Aim: Give the listing again character for character, but drop the images.

++++ Supplied material

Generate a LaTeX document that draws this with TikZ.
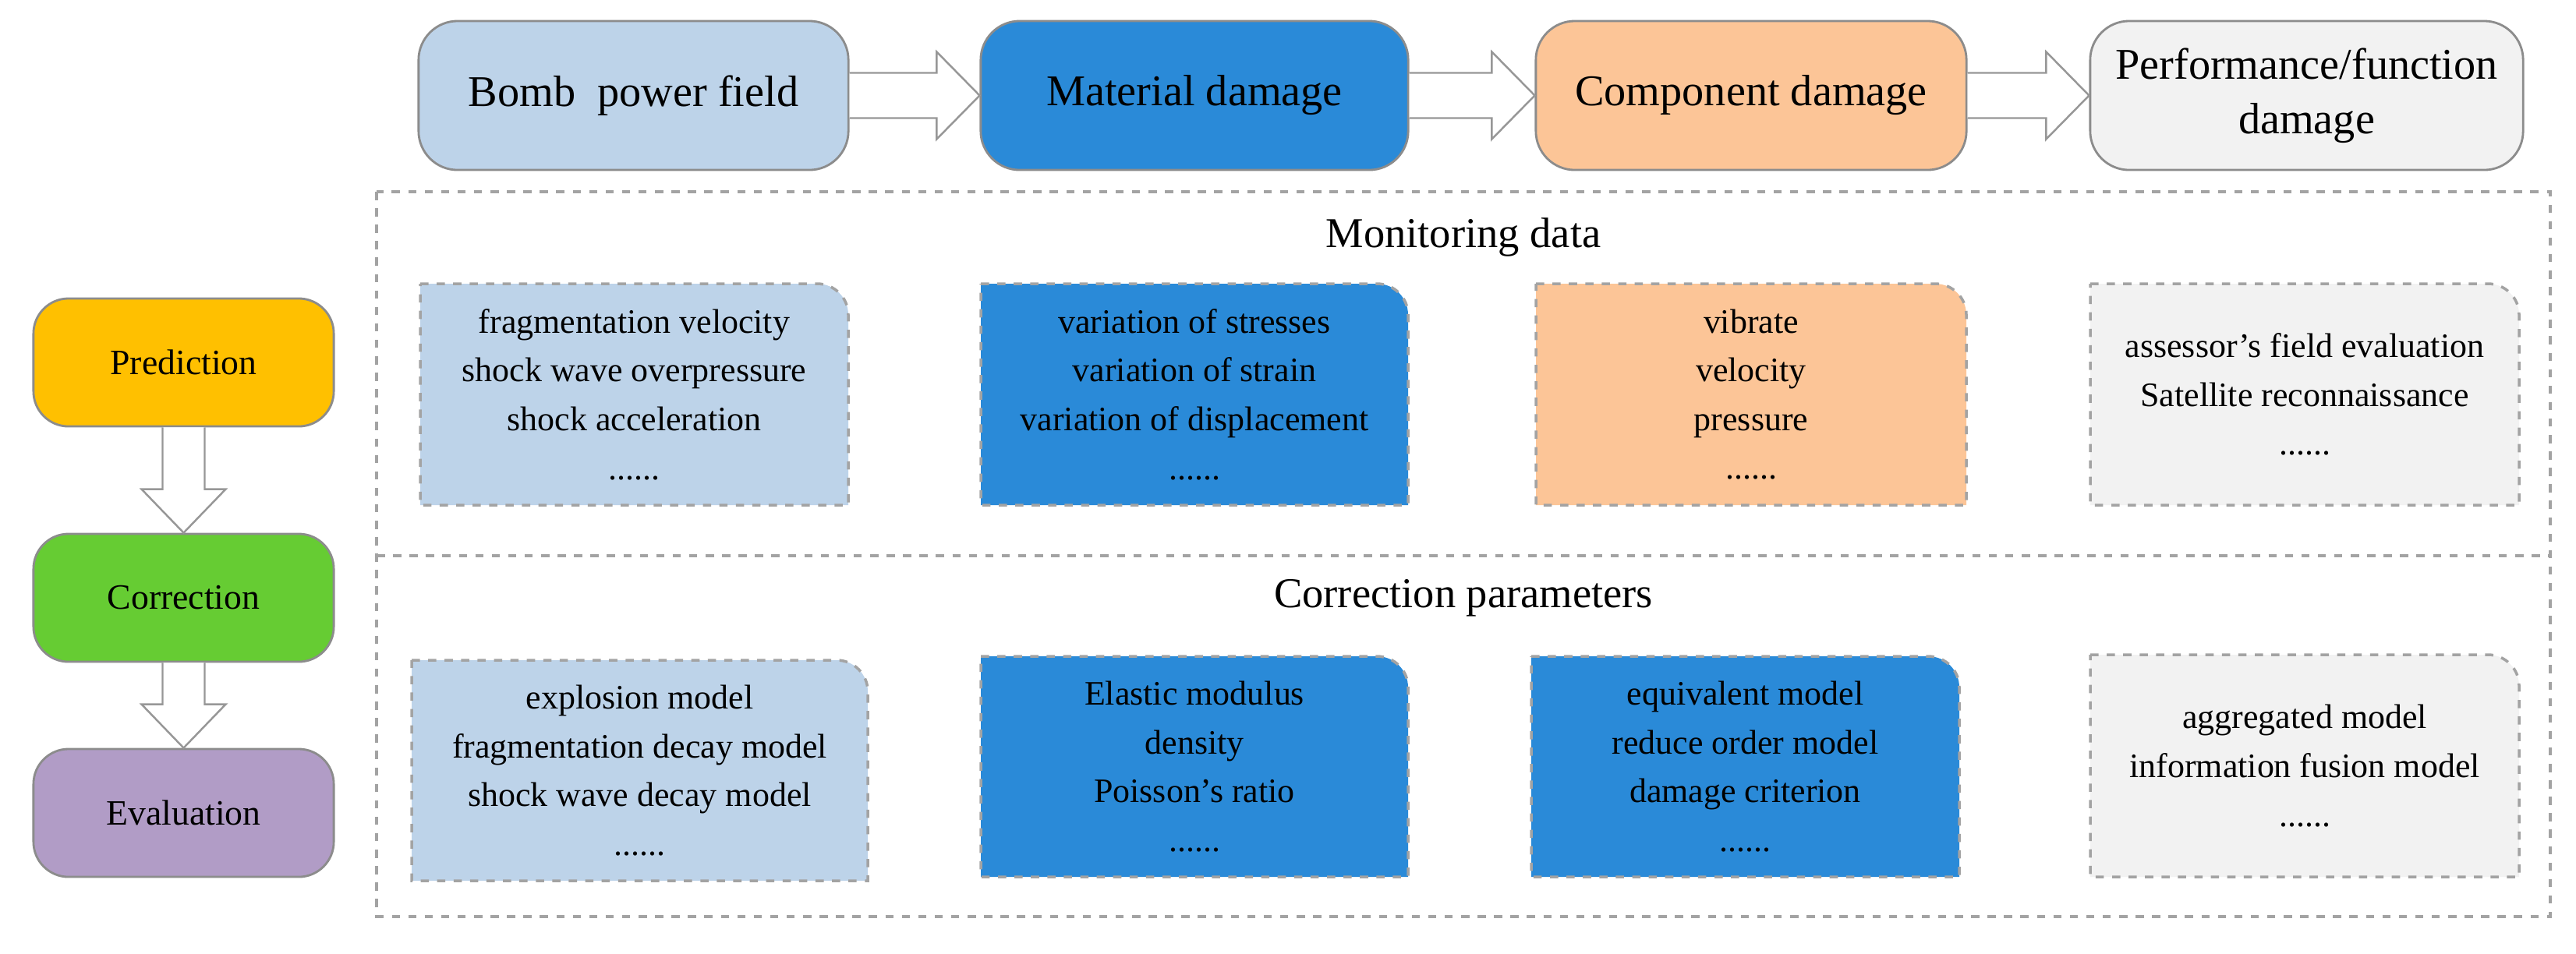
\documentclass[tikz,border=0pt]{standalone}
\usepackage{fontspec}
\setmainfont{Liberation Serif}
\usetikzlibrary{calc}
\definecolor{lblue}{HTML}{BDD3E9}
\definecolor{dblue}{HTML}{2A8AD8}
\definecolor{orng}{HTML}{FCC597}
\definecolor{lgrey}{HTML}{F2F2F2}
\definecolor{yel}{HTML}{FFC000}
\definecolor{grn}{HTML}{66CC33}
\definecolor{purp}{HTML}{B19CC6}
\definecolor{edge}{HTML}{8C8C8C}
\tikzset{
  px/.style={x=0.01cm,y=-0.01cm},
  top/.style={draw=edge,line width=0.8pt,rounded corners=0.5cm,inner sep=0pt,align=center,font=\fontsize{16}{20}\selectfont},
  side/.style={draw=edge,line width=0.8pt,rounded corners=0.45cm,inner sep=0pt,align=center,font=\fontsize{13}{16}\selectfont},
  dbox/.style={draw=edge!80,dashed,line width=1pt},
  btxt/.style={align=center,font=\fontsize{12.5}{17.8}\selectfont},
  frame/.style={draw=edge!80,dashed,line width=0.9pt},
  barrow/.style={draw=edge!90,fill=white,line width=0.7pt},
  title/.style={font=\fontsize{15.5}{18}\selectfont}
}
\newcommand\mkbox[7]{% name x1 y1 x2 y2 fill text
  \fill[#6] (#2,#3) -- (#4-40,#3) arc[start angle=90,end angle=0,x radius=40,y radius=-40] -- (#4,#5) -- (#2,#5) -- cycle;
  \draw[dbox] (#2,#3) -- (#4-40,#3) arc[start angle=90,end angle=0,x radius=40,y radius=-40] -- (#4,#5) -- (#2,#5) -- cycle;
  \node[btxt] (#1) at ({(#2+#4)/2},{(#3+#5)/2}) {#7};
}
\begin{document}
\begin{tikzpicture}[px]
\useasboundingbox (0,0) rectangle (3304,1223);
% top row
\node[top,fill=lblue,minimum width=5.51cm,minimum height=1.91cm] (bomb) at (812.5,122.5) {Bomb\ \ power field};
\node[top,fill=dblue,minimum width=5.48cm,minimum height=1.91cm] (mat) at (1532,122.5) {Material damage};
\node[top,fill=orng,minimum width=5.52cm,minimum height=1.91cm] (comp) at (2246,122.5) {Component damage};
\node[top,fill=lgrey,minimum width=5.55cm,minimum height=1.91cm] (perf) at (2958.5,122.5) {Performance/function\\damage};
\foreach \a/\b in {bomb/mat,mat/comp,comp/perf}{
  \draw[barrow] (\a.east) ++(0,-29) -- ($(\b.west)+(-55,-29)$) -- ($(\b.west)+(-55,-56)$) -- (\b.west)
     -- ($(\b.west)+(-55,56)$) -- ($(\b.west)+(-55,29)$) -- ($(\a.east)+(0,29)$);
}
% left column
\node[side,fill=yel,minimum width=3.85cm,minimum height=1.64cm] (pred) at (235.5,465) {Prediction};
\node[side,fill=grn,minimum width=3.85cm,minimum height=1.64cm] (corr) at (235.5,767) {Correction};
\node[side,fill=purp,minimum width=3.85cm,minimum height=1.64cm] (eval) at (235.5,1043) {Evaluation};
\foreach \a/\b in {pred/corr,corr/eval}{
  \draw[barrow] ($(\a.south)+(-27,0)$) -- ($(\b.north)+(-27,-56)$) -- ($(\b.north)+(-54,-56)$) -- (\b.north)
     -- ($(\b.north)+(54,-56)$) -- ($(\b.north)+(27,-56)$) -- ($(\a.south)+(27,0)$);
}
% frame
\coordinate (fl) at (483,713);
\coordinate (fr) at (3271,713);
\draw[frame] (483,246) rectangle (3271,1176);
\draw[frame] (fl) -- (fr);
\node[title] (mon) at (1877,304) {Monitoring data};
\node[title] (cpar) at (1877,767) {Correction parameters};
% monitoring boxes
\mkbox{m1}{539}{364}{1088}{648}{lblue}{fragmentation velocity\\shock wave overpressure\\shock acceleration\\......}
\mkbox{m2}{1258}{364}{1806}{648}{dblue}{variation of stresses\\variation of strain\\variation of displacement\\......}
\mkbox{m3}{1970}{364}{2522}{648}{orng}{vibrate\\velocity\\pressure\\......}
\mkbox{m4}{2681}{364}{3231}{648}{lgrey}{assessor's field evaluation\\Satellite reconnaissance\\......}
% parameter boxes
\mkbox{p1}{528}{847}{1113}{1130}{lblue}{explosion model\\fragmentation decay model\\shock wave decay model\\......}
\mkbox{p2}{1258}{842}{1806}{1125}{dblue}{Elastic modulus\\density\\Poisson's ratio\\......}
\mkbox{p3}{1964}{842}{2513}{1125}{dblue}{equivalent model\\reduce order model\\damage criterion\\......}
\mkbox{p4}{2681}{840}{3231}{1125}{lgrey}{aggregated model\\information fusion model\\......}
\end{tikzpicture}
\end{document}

++++++++

Response below:
Generate a LaTeX document that draws this with TikZ.
\documentclass[tikz,border=0pt]{standalone}
\usepackage{fontspec}
\setmainfont{Liberation Serif}
\usetikzlibrary{calc}
\definecolor{lblue}{HTML}{BDD3E9}
\definecolor{dblue}{HTML}{2A8AD8}
\definecolor{orng}{HTML}{FCC597}
\definecolor{lgrey}{HTML}{F2F2F2}
\definecolor{yel}{HTML}{FFC000}
\definecolor{grn}{HTML}{66CC33}
\definecolor{purp}{HTML}{B19CC6}
\definecolor{edge}{HTML}{8C8C8C}
\tikzset{
  px/.style={x=0.01cm,y=-0.01cm},
  top/.style={draw=edge,line width=0.8pt,rounded corners=0.5cm,inner sep=0pt,align=center,font=\fontsize{16}{20}\selectfont},
  side/.style={draw=edge,line width=0.8pt,rounded corners=0.45cm,inner sep=0pt,align=center,font=\fontsize{13}{16}\selectfont},
  dbox/.style={draw=edge!80,dashed,line width=1pt},
  btxt/.style={align=center,font=\fontsize{12.5}{17.8}\selectfont},
  frame/.style={draw=edge!80,dashed,line width=0.9pt},
  barrow/.style={draw=edge!90,fill=white,line width=0.7pt},
  title/.style={font=\fontsize{15.5}{18}\selectfont}
}
\newcommand\mkbox[7]{% name x1 y1 x2 y2 fill text
  \fill[#6] (#2,#3) -- (#4-40,#3) arc[start angle=90,end angle=0,x radius=40,y radius=-40] -- (#4,#5) -- (#2,#5) -- cycle;
  \draw[dbox] (#2,#3) -- (#4-40,#3) arc[start angle=90,end angle=0,x radius=40,y radius=-40] -- (#4,#5) -- (#2,#5) -- cycle;
  \node[btxt] (#1) at ({(#2+#4)/2},{(#3+#5)/2}) {#7};
}
\begin{document}
\begin{tikzpicture}[px]
\useasboundingbox (0,0) rectangle (3304,1223);
% top row
\node[top,fill=lblue,minimum width=5.51cm,minimum height=1.91cm] (bomb) at (812.5,122.5) {Bomb\ \ power field};
\node[top,fill=dblue,minimum width=5.48cm,minimum height=1.91cm] (mat) at (1532,122.5) {Material damage};
\node[top,fill=orng,minimum width=5.52cm,minimum height=1.91cm] (comp) at (2246,122.5) {Component damage};
\node[top,fill=lgrey,minimum width=5.55cm,minimum height=1.91cm] (perf) at (2958.5,122.5) {Performance/function\\damage};
\foreach \a/\b in {bomb/mat,mat/comp,comp/perf}{
  \draw[barrow] (\a.east) ++(0,-29) -- ($(\b.west)+(-55,-29)$) -- ($(\b.west)+(-55,-56)$) -- (\b.west)
     -- ($(\b.west)+(-55,56)$) -- ($(\b.west)+(-55,29)$) -- ($(\a.east)+(0,29)$);
}
% left column
\node[side,fill=yel,minimum width=3.85cm,minimum height=1.64cm] (pred) at (235.5,465) {Prediction};
\node[side,fill=grn,minimum width=3.85cm,minimum height=1.64cm] (corr) at (235.5,767) {Correction};
\node[side,fill=purp,minimum width=3.85cm,minimum height=1.64cm] (eval) at (235.5,1043) {Evaluation};
\foreach \a/\b in {pred/corr,corr/eval}{
  \draw[barrow] ($(\a.south)+(-27,0)$) -- ($(\b.north)+(-27,-56)$) -- ($(\b.north)+(-54,-56)$) -- (\b.north)
     -- ($(\b.north)+(54,-56)$) -- ($(\b.north)+(27,-56)$) -- ($(\a.south)+(27,0)$);
}
% frame
\coordinate (fl) at (483,713);
\coordinate (fr) at (3271,713);
\draw[frame] (483,246) rectangle (3271,1176);
\draw[frame] (fl) -- (fr);
\node[title] (mon) at (1877,304) {Monitoring data};
\node[title] (cpar) at (1877,767) {Correction parameters};
% monitoring boxes
\mkbox{m1}{539}{364}{1088}{648}{lblue}{fragmentation velocity\\shock wave overpressure\\shock acceleration\\......}
\mkbox{m2}{1258}{364}{1806}{648}{dblue}{variation of stresses\\variation of strain\\variation of displacement\\......}
\mkbox{m3}{1970}{364}{2522}{648}{orng}{vibrate\\velocity\\pressure\\......}
\mkbox{m4}{2681}{364}{3231}{648}{lgrey}{assessor's field evaluation\\Satellite reconnaissance\\......}
% parameter boxes
\mkbox{p1}{528}{847}{1113}{1130}{lblue}{explosion model\\fragmentation decay model\\shock wave decay model\\......}
\mkbox{p2}{1258}{842}{1806}{1125}{dblue}{Elastic modulus\\density\\Poisson's ratio\\......}
\mkbox{p3}{1964}{842}{2513}{1125}{dblue}{equivalent model\\reduce order model\\damage criterion\\......}
\mkbox{p4}{2681}{840}{3231}{1125}{lgrey}{aggregated model\\information fusion model\\......}
\end{tikzpicture}
\end{document}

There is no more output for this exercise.